- **Task to carry out**:
Go through the listing and copy each line with the string "this".
((
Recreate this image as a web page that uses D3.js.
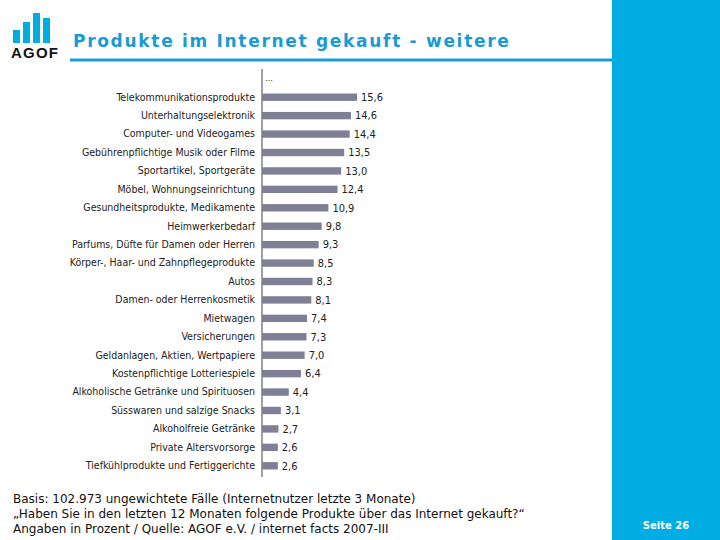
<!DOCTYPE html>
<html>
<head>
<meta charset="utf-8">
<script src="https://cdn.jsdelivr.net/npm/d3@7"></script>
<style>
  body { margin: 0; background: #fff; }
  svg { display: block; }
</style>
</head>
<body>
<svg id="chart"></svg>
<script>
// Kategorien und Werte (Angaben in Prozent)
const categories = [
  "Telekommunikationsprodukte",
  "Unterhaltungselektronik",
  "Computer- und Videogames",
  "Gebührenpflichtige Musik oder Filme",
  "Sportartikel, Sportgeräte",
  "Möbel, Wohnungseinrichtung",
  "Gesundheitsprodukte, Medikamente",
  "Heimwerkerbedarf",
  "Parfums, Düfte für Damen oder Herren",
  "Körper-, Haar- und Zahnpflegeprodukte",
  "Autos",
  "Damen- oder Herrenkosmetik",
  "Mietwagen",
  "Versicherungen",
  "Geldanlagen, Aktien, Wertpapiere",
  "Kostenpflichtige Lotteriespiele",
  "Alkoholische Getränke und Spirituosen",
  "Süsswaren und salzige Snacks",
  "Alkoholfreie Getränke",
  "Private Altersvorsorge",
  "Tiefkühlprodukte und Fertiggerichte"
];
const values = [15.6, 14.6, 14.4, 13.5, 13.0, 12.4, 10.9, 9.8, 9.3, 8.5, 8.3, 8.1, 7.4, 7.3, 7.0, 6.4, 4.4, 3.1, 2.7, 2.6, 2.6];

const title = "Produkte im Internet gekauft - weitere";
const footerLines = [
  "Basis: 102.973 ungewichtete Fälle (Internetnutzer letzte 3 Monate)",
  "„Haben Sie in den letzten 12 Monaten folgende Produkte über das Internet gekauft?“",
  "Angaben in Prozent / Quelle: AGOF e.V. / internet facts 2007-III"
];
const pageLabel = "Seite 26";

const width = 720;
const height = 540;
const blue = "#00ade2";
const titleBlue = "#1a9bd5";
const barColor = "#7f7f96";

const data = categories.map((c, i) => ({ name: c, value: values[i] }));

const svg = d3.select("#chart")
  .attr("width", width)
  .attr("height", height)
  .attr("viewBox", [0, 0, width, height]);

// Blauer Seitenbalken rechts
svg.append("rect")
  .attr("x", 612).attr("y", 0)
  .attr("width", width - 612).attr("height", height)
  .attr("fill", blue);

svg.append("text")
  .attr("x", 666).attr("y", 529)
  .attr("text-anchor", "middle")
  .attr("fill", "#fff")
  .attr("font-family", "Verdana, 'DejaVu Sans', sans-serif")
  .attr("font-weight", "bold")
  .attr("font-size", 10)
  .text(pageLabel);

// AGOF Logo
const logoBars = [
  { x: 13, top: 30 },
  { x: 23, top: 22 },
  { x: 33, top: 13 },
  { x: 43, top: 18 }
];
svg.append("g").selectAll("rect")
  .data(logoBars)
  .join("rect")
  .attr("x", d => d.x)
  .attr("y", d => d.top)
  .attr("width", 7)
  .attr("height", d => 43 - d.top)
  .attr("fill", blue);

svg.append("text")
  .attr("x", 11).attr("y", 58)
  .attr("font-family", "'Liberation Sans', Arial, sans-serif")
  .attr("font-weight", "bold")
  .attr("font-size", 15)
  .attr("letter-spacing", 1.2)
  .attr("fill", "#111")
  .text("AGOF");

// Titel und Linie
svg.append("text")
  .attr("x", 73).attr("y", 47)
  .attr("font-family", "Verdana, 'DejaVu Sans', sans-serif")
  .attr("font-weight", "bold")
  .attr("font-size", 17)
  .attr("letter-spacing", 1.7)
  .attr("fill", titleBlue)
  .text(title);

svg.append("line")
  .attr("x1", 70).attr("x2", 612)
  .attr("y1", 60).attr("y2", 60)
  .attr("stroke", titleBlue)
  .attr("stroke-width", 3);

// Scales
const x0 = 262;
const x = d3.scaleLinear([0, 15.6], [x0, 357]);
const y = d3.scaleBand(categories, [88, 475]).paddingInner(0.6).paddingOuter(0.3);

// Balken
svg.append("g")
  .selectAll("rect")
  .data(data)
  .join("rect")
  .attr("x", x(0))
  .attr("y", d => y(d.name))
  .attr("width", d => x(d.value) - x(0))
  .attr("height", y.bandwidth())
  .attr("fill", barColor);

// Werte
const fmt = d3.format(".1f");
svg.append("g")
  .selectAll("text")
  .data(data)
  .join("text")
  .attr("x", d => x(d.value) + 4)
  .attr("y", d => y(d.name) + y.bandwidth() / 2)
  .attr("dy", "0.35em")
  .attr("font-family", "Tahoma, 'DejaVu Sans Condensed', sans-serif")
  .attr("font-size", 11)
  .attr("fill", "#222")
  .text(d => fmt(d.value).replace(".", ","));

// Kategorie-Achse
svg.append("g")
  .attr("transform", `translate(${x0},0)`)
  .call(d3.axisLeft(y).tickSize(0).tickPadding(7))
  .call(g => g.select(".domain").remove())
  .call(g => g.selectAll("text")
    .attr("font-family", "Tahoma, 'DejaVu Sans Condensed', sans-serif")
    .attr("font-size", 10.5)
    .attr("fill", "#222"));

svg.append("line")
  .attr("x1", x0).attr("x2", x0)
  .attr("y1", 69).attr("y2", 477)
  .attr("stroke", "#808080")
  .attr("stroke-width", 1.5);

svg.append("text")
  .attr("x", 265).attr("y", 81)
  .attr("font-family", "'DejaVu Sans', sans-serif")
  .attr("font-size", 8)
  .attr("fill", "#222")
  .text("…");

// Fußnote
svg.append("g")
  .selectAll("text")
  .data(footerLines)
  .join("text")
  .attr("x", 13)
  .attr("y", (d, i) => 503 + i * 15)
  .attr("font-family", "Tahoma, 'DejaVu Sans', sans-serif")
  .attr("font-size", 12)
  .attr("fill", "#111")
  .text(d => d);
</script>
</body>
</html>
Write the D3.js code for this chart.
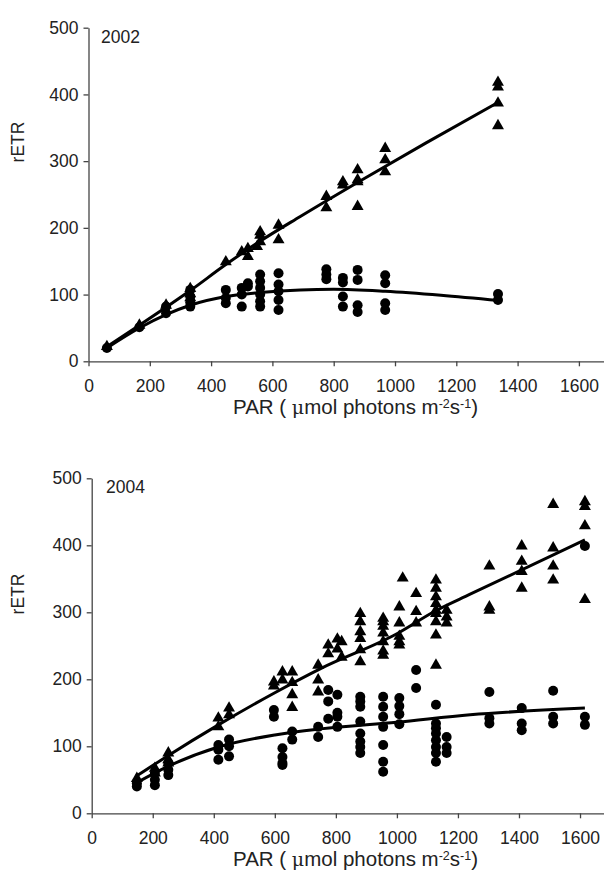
))
- **Full answer**:
Recreate this image as a web page that uses D3.js.
Write the D3.js code for this chart.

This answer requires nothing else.